Usage Context	Can be combined with other exogenous variables and their lags in models like Autoregressive Distributed Lag (ARDL) or Vector Autoregression (VAR).	Often used as standalone models (e.g., AR(p)) for forecasting and analyzing univariate time series, though they can be components of larger systems.
Primary Focus	Capturing dynamic effects and persistence of the dependent variable over time.	Modeling the internal dynamics and autocorrelation within a single time series.

Essentially, an autoregressive model is a model that exclusively uses lagged dependent variables (and an error term) to explain the current value of a series. Lagged dependent variables, however, can also be found in more complex dynamic models that include other types of predictors alongside the lagged dependent term.

FAQs

Why are lagged dependent variables used in economic models?

Lagged dependent variables are used in economic models to capture the idea that current economic conditions are often influenced by what happened in previous periods.
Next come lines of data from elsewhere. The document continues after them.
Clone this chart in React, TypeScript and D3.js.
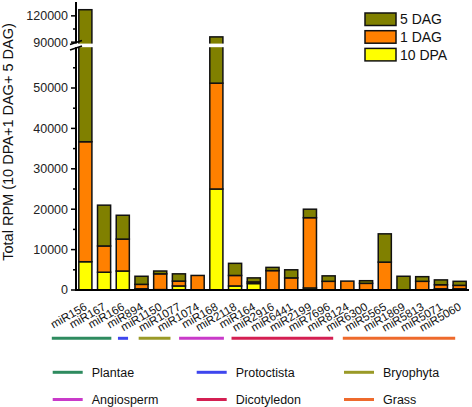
import React from "react";
import * as d3 from "d3";

const categories = ["miR156","miR167","miR166","miR894","miR1150","miR1077","miR1074","miR168","miR2118","miR164","miR2916","miR6441","miR2199","miR7696","miR8124","miR6300","miR5565","miR1869","miR5813","miR5071","miR5060"];
const dpa10 = [7000,4400,4700,300,100,1000,0,25000,1000,1600,0,0,500,0,0,0,0,0,0,300,300];
const dag1 = [29700,6500,7900,1100,3900,1200,3600,26200,2600,400,4800,3000,17400,2150,2200,1650,6900,0,2150,1000,850];
const dag5 = [90300,10100,5900,2000,700,1800,0,44800,3000,1000,800,2000,2100,1350,0,650,7000,3400,1150,1200,1000];

const seriesKeys = ["10 DPA","1 DAG","5 DAG"];
const seriesColors = ["#ffff00","#ff8000","#808000"];
const legendOrder = ["5 DAG","1 DAG","10 DPA"];

const lowerTicks = [0,10000,20000,30000,40000,50000];
const lowerMinor = [5000,15000,25000,35000,45000,55000];
const upperTicks = [90000,120000];
const upperMinor = [105000];

const groupNames = ["Plantae","Protoctista","Bryophyta","Angiosperm","Dicotyledon","Grass"];
const groupFirst = [0,3,4,6,8,14];
const groupLast = [2,3,5,7,13,20];
const groupColors = ["#2e8b5f","#3e46ee","#9a9a28","#c93ac9","#d41f52","#ee6a2c"];
// pixel tweaks for the hand-drawn group lines (start, end)
const groupAdjust = [[-27,-18],[-17,-20],[-15,-15],[-12,1],[3,-2],[2,-11]];

const W = 472, H = 407;
const font = "Arial, 'Liberation Sans', sans-serif";

export default function App() {
  const x = d3.scaleBand<string>().domain(categories).range([76, 469]).paddingInner(0.3).paddingOuter(0.15);
  const yLow = d3.scaleLinear().domain([0, 60000]).range([290, 47.6]);
  const yUp = d3.scaleLinear().domain([88000, 135000]).range([43.9, 2.7]);
  const y = (v: number) => (v <= 60000 ? yLow(v) : v >= 88000 ? yUp(v) : 45.7);

  const rows = categories.map((c, i) => ({ cat: c, "10 DPA": dpa10[i], "1 DAG": dag1[i], "5 DAG": dag5[i] }));
  const stacked = d3.stack<any>().keys(seriesKeys)(rows);
  const bw = x.bandwidth();

  return (
    <svg width={W} height={H} style={{ position: "absolute", left: 0, top: 0 }} fontFamily={font}>
      <rect width={W} height={H} fill="#fff" />
      {stacked.map((s, si) => (
        <g key={s.key}>
          {s.map((d, i) => {
            if (d[1] - d[0] <= 0) return null;
            const yt = y(d[1]);
            const yb = y(d[0]);
            return (
              <rect key={i} x={x(categories[i])} y={yt} width={bw} height={yb - yt}
                fill={seriesColors[si]} stroke="#111" strokeWidth={1.5} />
            );
          })}
        </g>
      ))}
      {/* axis break gap */}
      <rect x={66} y={43.6} width={404} height={3.6} fill="#fff" />
      {/* y axis */}
      <line x1={76} x2={76} y1={291} y2={47.2} stroke="#000" strokeWidth={2} />
      <line x1={76} x2={76} y1={43.6} y2={2} stroke="#000" strokeWidth={2} />
      <line x1={70} x2={82} y1={44.5} y2={40.5} stroke="#000" strokeWidth={1.5} />
      <line x1={70} x2={82} y1={50} y2={46} stroke="#000" strokeWidth={1.5} />
      {lowerTicks.map(t => (
        <g key={"lt" + t}>
          <line x1={71} x2={76} y1={yLow(t)} y2={yLow(t)} stroke="#000" strokeWidth={1.5} />
          <text x={68} y={yLow(t)} dy="0.35em" textAnchor="end" fontSize={12.5} fill="#222">{t}</text>
        </g>
      ))}
      {lowerMinor.map(t => (
        <line key={"lm" + t} x1={73} x2={76} y1={yLow(t)} y2={yLow(t)} stroke="#000" strokeWidth={1.5} />
      ))}
      {upperTicks.map(t => (
        <g key={"ut" + t}>
          <line x1={71} x2={76} y1={yUp(t)} y2={yUp(t)} stroke="#000" strokeWidth={1.5} />
          <text x={68} y={yUp(t)} dy="0.35em" textAnchor="end" fontSize={12.5} fill="#222">{t}</text>
        </g>
      ))}
      {upperMinor.map(t => (
        <line key={"um" + t} x1={73} x2={76} y1={yUp(t)} y2={yUp(t)} stroke="#000" strokeWidth={1.5} />
      ))}
      {/* x axis */}
      <line x1={75} x2={469} y1={290} y2={290} stroke="#000" strokeWidth={2.2} />
      {categories.map(c => {
        const cx = (x(c) as number) + bw / 2 + 2.5;
        return (
          <text key={c} transform={`translate(${cx},309) rotate(-30)`} textAnchor="end" fontSize={11.5} fill="#111">{c}</text>
        );
      })}
      {/* y title */}
      <text transform="translate(13,142) rotate(-90)" textAnchor="middle" fontSize={14.5} fill="#111">Total RPM (10 DPA+1 DAG+ 5 DAG)</text>
      {/* legend */}
      {legendOrder.map((k, i) => {
        const ci = seriesKeys.indexOf(k);
        return (
          <g key={k} transform={`translate(365,${13 + i * 17.7})`}>
            <rect x={0} y={0} width={31} height={12.5} fill={seriesColors[ci]} stroke="#111" strokeWidth={1.5} />
            <text x={35} y={6.5} dy="0.35em" fontSize={14} fill="#111">{k}</text>
          </g>
        );
      })}
      {/* group lines */}
      {groupNames.map((g, i) => {
        const x1 = (x(categories[groupFirst[i]]) as number) + groupAdjust[i][0];
        const x2 = (x(categories[groupLast[i]]) as number) + bw + groupAdjust[i][1];
        return <line key={g} x1={x1} x2={x2} y1={338.3} y2={338.3} stroke={groupColors[i]} strokeWidth={3} />;
      })}
      {/* group legend */}
      {groupNames.map((g, i) => {
        const col = i % 3;
        const row = Math.floor(i / 3);
        const lx = [52.7, 196.7, 344][col];
        const ly = [372.3, 399.5][row];
        return (
          <g key={"gl" + g}>
            <line x1={lx} x2={lx + 30} y1={ly} y2={ly} stroke={groupColors[i]} strokeWidth={3} />
            <text x={lx + 39} y={ly} dy="0.35em" fontSize={12.5} fill="#111">{g}</text>
          </g>
        );
      })}
    </svg>
  );
}
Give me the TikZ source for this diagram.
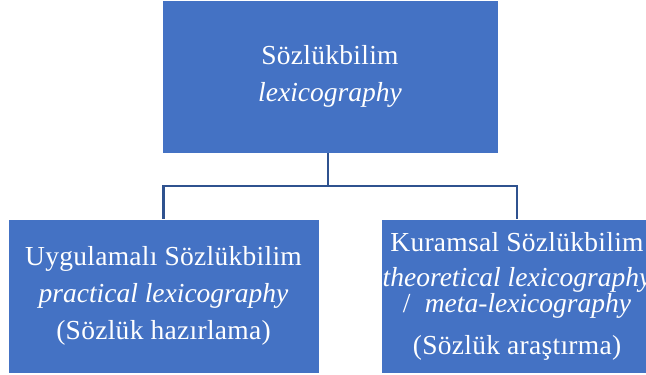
\documentclass[tikz,border=0pt]{standalone}
\usepackage{fontspec}
\setmainfont{Liberation Serif}[LetterSpace=1,ItalicFeatures={LetterSpace=0}]
\definecolor{boxblue}{HTML}{4472C4}
\definecolor{linkblue}{HTML}{2F528F}
\begin{document}
\begin{tikzpicture}[x=1bp,y=-1bp,
  box/.style={fill=boxblue,draw=white,line width=0.6bp,inner sep=0pt,outer sep=0pt,
    text=white,align=center,font=\fontsize{27.5bp}{37bp}\selectfont},
  link/.style={draw=linkblue,line width=2.4bp}]
\useasboundingbox (0,0) rectangle (646,374);
\clip (0,0) rectangle (646,374);
\node[box,minimum width=336bp,minimum height=153bp] (top) at (330,76.5)
  {Sözlükbilim\\\textit{lexicography}};
\node[box,minimum width=311bp,minimum height=154bp] (left) at (163.5,296)
  {Uygulamalı Sözlükbilim\\\textit{practical lexicography}\\(Sözlük hazırlama)};
\node[box,minimum width=272bp,minimum height=154bp] (right) at (517,296)
  {Kuramsal Sözlükbilim\\[-2bp]\textit{theoretical lexicography}\\[-11bp]/\ \ \textit{meta-lexicography}\\[5bp](Sözlük araştırma)};
\coordinate (mid) at (328,186);
\draw[link] (top.south -| mid) -- (mid);
\draw[link] (mid) -| (left.north);
\draw[link] (mid) -| (right.north);
\end{tikzpicture}
\end{document}
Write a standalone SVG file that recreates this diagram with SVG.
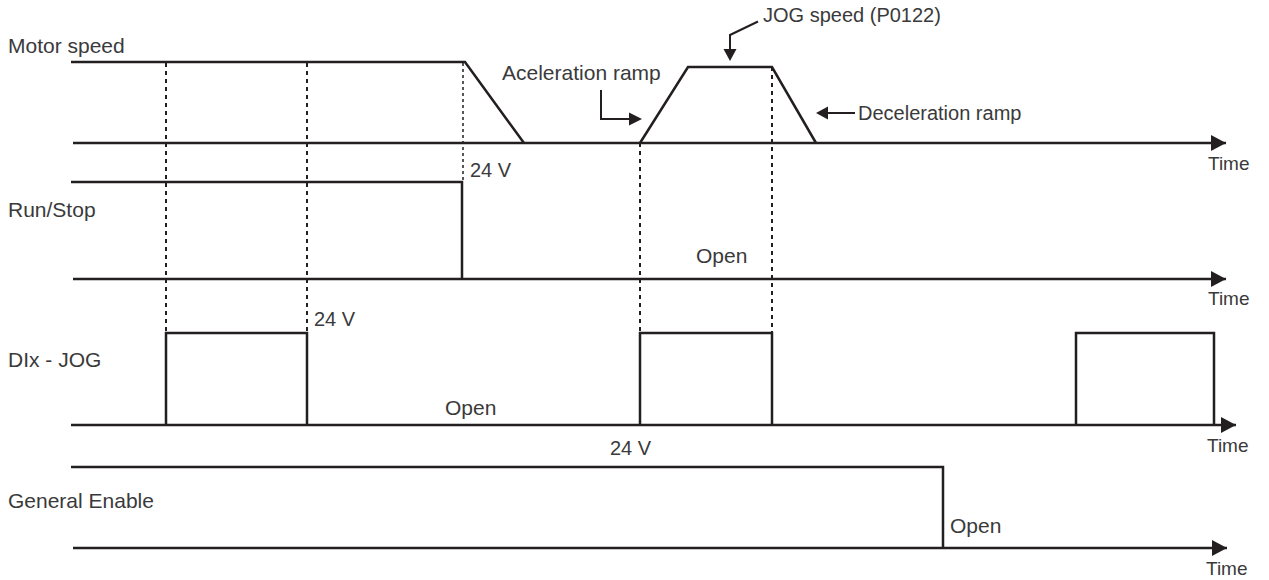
<svg xmlns="http://www.w3.org/2000/svg" width="1269" height="580" viewBox="0 0 1269 580">
  <style>
    .sig { fill: none; stroke: #231f20; stroke-width: 2.5; stroke-linejoin: miter; }
    .axis { fill: none; stroke: #231f20; stroke-width: 2.5; }
    .dash { fill: none; stroke: #231f20; stroke-width: 2; stroke-dasharray: 4 4; }
    .dashthin { fill: none; stroke: #231f20; stroke-width: 1.5; stroke-dasharray: 3 3; }
    .lead { fill: none; stroke: #231f20; stroke-width: 2; }
    .head { fill: #231f20; }
    text { font-family: "Liberation Sans", Arial, sans-serif; fill: #3a3a3a; }
    .lbl { font-size: 21px; }
    .sm { font-size: 20px; }
    .time { font-size: 19px; }
  </style>
  <defs>
    <marker id="arr" markerUnits="userSpaceOnUse" markerWidth="16" markerHeight="16" refX="15" refY="8" orient="auto">
      <path d="M0,0 L15,8 L0,16 Z" class="head"/>
    </marker>
  </defs>

  <g id="guides">
    <line class="dash" x1="166" y1="63" x2="166" y2="332"/>
    <line class="dash" x1="307" y1="63" x2="307" y2="332"/>
    <line class="dashthin" x1="463" y1="63" x2="463" y2="182"/>
    <line class="dash" x1="640" y1="143" x2="640" y2="332"/>
    <line class="dash" x1="772" y1="67" x2="772" y2="332"/>
  </g>

  <g id="motor-speed">
    <text class="lbl" x="8" y="53">Motor speed</text>
    <polyline class="sig" points="71,62 465,62 524,143"/>
    <polyline class="sig" points="640,143 688,67 772,67 816,143"/>
    <line class="axis" x1="73" y1="143" x2="1226" y2="143" marker-end="url(#arr)"/>
    <text class="time" x="1208" y="170">Time</text>
  </g>

  <g id="run-stop">
    <text class="sm" x="470" y="177">24 V</text>
    <text class="lbl" x="8" y="217">Run/Stop</text>
    <polyline class="sig" points="71,182 462,182 462,279"/>
    <line class="axis" x1="73" y1="279" x2="1226" y2="279" marker-end="url(#arr)"/>
    <text class="lbl" x="696" y="263">Open</text>
    <text class="time" x="1208" y="305">Time</text>
  </g>

  <g id="dix-jog">
    <text class="sm" x="314" y="326">24 V</text>
    <text class="lbl" x="8" y="367">DIx - JOG</text>
    <line class="axis" x1="71" y1="425" x2="1236" y2="425" marker-end="url(#arr)"/>
    <polyline class="sig" points="166,425 166,333 307,333 307,425"/>
    <polyline class="sig" points="640,425 640,333 772,333 772,425"/>
    <polyline class="sig" points="1076,425 1076,333 1214,333 1214,425"/>
    <text class="lbl" x="445" y="415">Open</text>
    <text class="time" x="1207" y="452">Time</text>
  </g>

  <g id="general-enable">
    <text class="sm" x="610" y="455">24 V</text>
    <text class="lbl" x="8" y="508">General Enable</text>
    <polyline class="sig" points="71,467 943,467 943,548"/>
    <line class="axis" x1="73" y1="548" x2="1227" y2="548" marker-end="url(#arr)"/>
    <text class="lbl" x="950" y="533">Open</text>
    <text class="time" x="1206" y="575">Time</text>
  </g>

  <g id="annotations">
    <text class="sm" x="763" y="22">JOG speed (P0122)</text>
    <polyline class="lead" points="758,21.5 730,35 730,50"/>
    <path class="head" d="M723.5,49 L736.5,49 L730,61 Z"/>
    <text class="lbl" x="502" y="80">Aceleration ramp</text>
    <polyline class="lead" points="601,90 601,119 630,119"/>
    <path class="head" d="M629,112.5 L642,119 L629,125.5 Z"/>
    <line class="lead" x1="827" y1="113" x2="855" y2="113"/>
    <path class="head" d="M828,106.5 L816,113 L828,119.5 Z"/>
    <text class="sm" x="858" y="120">Deceleration ramp</text>
  </g>
</svg>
This accounts for inertia, habits, or delays in economic responses, which are common in time series data.

Can using lagged dependent variables cause problems in my analysis?

Yes, using lagged dependent variables can introduce issues such as autocorrelation in the error term, especially if the model is not correctly specified. This can lead to biased estimates in your regression analysis, making it difficult to draw accurate conclusions about the relationships between variables.

What is the difference between a lagged dependent variable and an independent variable?

An independent variable (or exogenous variables) is a factor that influences the dependent variable but is assumed not to be influenced by it. A lagged dependent variable, however, is a past value of the dependent variable itself, meaning it is a historical outcome of the variable you are trying to explain, now used as a predictor.

How do lagged dependent variables help with forecasting?

By incorporating past values of a variable, models with lagged dependent variables can leverage the historical patterns and persistence within a series. This allows them to make more accurate forecasting predictions for future values, especially for series that exhibit strong trends or cyclical behavior.

What are some common examples of economic variables that are often lagged?

Many economic variables exhibit dynamic behavior requiring lagged dependent variables in their models. Examples include Gross Domestic Product (GDP), inflation rates, consumption, investment, and unemployment rates. Their current values are typically influenced by their own values in preceding periods.